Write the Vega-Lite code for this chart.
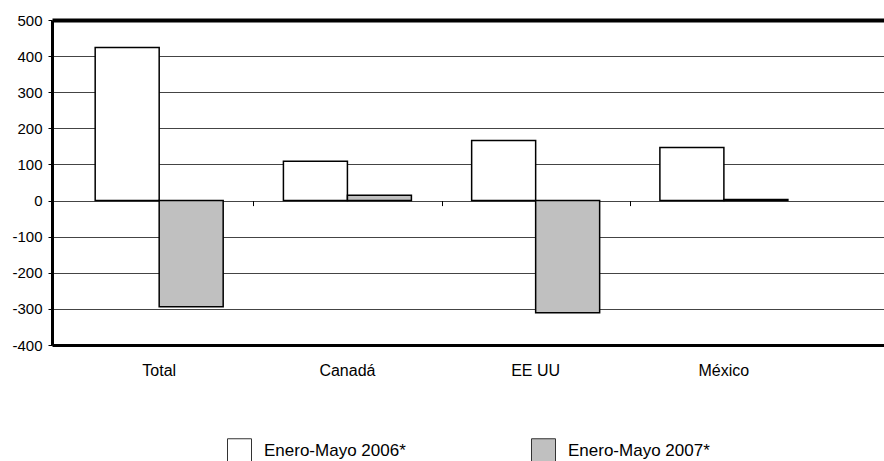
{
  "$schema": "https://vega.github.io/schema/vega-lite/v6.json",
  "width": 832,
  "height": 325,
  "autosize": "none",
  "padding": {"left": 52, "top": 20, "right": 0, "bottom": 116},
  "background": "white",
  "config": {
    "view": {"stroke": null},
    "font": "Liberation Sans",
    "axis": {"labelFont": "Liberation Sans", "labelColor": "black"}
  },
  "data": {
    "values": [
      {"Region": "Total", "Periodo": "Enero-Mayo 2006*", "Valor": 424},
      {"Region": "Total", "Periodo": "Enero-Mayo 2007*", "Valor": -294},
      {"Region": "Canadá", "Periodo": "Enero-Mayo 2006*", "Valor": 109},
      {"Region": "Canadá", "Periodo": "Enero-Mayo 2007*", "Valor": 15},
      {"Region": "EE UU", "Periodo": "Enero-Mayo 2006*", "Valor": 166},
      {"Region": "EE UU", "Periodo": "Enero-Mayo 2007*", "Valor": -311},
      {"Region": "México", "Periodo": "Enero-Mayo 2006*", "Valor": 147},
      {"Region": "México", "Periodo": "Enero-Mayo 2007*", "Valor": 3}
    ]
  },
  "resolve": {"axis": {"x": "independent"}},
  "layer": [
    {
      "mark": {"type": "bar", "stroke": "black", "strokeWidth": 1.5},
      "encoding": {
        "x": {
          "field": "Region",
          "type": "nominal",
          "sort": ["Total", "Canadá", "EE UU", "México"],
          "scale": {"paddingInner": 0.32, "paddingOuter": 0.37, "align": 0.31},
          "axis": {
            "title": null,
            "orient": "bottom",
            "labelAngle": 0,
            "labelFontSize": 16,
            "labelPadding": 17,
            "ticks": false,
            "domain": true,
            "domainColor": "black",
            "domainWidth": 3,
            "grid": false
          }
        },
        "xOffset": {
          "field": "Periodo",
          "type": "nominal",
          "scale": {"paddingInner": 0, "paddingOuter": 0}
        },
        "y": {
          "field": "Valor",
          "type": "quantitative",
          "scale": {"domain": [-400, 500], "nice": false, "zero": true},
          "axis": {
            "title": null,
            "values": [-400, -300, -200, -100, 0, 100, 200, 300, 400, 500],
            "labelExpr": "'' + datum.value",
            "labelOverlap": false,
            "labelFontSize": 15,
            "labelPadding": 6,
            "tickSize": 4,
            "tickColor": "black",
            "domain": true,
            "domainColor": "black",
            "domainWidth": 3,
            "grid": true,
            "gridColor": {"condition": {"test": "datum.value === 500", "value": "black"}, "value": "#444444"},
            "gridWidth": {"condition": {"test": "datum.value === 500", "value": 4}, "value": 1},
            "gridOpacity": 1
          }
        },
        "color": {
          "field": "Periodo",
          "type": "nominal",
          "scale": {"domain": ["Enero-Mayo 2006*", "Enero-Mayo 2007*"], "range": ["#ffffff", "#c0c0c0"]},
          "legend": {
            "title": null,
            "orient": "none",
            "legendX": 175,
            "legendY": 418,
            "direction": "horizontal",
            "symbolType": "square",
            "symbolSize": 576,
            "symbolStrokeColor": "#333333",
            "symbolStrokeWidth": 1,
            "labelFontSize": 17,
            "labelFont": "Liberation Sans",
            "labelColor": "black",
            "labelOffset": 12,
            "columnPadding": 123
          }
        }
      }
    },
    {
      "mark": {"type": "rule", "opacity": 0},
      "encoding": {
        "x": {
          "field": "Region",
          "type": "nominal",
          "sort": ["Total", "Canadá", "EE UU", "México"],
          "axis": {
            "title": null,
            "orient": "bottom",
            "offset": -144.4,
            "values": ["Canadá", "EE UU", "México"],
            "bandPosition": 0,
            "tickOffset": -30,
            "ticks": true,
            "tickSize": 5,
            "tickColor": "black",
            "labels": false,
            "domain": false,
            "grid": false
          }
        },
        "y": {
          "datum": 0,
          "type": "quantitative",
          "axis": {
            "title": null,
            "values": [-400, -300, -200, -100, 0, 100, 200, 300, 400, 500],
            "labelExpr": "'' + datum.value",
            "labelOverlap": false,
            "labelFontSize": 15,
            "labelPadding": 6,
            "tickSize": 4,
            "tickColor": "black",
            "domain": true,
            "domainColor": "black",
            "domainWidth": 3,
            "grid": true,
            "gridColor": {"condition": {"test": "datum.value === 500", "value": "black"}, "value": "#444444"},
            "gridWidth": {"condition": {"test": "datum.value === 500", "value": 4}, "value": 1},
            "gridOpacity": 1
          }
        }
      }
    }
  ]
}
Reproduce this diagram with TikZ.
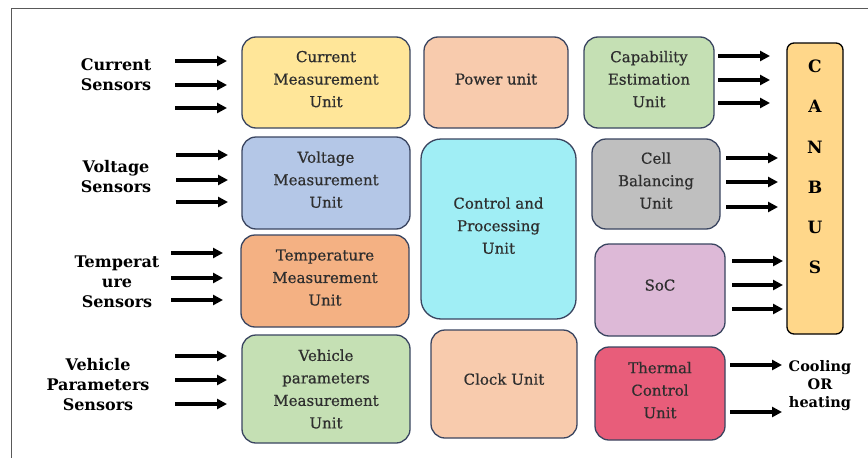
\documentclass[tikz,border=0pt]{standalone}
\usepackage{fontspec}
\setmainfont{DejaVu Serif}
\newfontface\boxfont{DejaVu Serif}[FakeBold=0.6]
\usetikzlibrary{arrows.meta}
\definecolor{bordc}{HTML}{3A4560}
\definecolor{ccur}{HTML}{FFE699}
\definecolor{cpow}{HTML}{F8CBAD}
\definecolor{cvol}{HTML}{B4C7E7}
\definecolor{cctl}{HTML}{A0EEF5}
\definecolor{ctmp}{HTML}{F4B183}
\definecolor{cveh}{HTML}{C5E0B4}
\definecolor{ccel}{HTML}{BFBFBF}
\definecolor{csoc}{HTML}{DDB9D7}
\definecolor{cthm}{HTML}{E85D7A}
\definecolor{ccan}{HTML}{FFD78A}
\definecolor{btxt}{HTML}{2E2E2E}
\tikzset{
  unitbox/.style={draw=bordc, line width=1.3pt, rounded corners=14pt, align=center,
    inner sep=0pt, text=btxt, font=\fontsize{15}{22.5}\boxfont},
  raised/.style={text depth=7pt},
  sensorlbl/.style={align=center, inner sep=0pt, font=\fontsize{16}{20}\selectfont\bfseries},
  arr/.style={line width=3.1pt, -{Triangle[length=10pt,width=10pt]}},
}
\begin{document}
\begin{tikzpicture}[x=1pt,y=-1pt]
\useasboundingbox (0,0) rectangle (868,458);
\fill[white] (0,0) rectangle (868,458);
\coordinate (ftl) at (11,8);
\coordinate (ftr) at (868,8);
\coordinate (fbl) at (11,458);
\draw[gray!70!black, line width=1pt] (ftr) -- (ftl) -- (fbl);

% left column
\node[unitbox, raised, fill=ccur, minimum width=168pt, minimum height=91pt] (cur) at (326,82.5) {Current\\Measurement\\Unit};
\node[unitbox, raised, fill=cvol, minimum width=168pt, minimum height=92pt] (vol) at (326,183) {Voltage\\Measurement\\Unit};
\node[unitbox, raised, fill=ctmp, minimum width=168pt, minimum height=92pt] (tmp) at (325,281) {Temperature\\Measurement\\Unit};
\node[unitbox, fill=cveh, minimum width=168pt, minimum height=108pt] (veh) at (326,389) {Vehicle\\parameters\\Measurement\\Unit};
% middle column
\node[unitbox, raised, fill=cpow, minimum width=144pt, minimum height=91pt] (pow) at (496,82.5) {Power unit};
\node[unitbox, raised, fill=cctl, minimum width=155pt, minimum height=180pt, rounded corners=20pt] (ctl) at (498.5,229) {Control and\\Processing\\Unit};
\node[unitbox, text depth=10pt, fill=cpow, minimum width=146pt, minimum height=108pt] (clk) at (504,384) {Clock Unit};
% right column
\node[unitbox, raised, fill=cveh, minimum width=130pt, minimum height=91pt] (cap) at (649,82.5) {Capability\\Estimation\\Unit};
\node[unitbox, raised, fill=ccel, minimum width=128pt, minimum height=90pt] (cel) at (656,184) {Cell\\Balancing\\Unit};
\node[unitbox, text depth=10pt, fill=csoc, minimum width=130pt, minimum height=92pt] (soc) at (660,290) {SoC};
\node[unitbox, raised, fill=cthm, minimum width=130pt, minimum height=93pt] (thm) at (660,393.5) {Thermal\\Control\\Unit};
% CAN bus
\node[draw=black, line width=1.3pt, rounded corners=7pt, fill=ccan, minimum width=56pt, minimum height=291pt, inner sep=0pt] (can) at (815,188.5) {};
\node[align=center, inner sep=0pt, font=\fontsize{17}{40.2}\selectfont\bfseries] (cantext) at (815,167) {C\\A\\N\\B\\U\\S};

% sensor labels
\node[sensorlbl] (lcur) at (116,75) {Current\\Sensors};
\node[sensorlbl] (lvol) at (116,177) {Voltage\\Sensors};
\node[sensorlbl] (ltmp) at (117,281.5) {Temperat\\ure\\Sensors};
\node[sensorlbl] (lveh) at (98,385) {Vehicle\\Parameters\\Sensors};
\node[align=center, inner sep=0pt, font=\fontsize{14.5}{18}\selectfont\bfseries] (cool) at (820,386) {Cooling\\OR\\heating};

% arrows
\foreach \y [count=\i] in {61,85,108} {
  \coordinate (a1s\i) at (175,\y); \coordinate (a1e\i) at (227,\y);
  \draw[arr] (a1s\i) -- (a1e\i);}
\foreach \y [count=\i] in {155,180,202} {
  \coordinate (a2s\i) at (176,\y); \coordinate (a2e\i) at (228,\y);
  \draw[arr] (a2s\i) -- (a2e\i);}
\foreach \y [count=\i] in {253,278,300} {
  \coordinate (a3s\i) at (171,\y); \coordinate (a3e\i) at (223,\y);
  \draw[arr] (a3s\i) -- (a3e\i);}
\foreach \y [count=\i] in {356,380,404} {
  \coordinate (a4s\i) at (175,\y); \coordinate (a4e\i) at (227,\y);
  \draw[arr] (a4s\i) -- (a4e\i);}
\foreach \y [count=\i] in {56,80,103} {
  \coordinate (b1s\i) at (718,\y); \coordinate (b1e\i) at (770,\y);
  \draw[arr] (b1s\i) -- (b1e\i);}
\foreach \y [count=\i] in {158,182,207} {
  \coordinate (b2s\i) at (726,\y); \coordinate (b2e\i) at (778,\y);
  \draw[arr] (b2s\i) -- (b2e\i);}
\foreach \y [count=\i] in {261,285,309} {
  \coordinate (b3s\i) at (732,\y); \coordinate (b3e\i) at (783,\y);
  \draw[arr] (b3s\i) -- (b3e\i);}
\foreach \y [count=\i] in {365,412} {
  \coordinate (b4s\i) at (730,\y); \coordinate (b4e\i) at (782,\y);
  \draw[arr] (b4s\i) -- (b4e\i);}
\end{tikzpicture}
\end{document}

▶ [To be done]:
Only the lines from the one bearing "Reproduce this diagram with TikZ." to the one bearing "(ftl) -- (fbl);", both included, should be restated word for word, with pictures left out.

▶ [Finished task]:
Reproduce this diagram with TikZ.
\documentclass[tikz,border=0pt]{standalone}
\usepackage{fontspec}
\setmainfont{DejaVu Serif}
\newfontface\boxfont{DejaVu Serif}[FakeBold=0.6]
\usetikzlibrary{arrows.meta}
\definecolor{bordc}{HTML}{3A4560}
\definecolor{ccur}{HTML}{FFE699}
\definecolor{cpow}{HTML}{F8CBAD}
\definecolor{cvol}{HTML}{B4C7E7}
\definecolor{cctl}{HTML}{A0EEF5}
\definecolor{ctmp}{HTML}{F4B183}
\definecolor{cveh}{HTML}{C5E0B4}
\definecolor{ccel}{HTML}{BFBFBF}
\definecolor{csoc}{HTML}{DDB9D7}
\definecolor{cthm}{HTML}{E85D7A}
\definecolor{ccan}{HTML}{FFD78A}
\definecolor{btxt}{HTML}{2E2E2E}
\tikzset{
  unitbox/.style={draw=bordc, line width=1.3pt, rounded corners=14pt, align=center,
    inner sep=0pt, text=btxt, font=\fontsize{15}{22.5}\boxfont},
  raised/.style={text depth=7pt},
  sensorlbl/.style={align=center, inner sep=0pt, font=\fontsize{16}{20}\selectfont\bfseries},
  arr/.style={line width=3.1pt, -{Triangle[length=10pt,width=10pt]}},
}
\begin{document}
\begin{tikzpicture}[x=1pt,y=-1pt]
\useasboundingbox (0,0) rectangle (868,458);
\fill[white] (0,0) rectangle (868,458);
\coordinate (ftl) at (11,8);
\coordinate (ftr) at (868,8);
\coordinate (fbl) at (11,458);
\draw[gray!70!black, line width=1pt] (ftr) -- (ftl) -- (fbl);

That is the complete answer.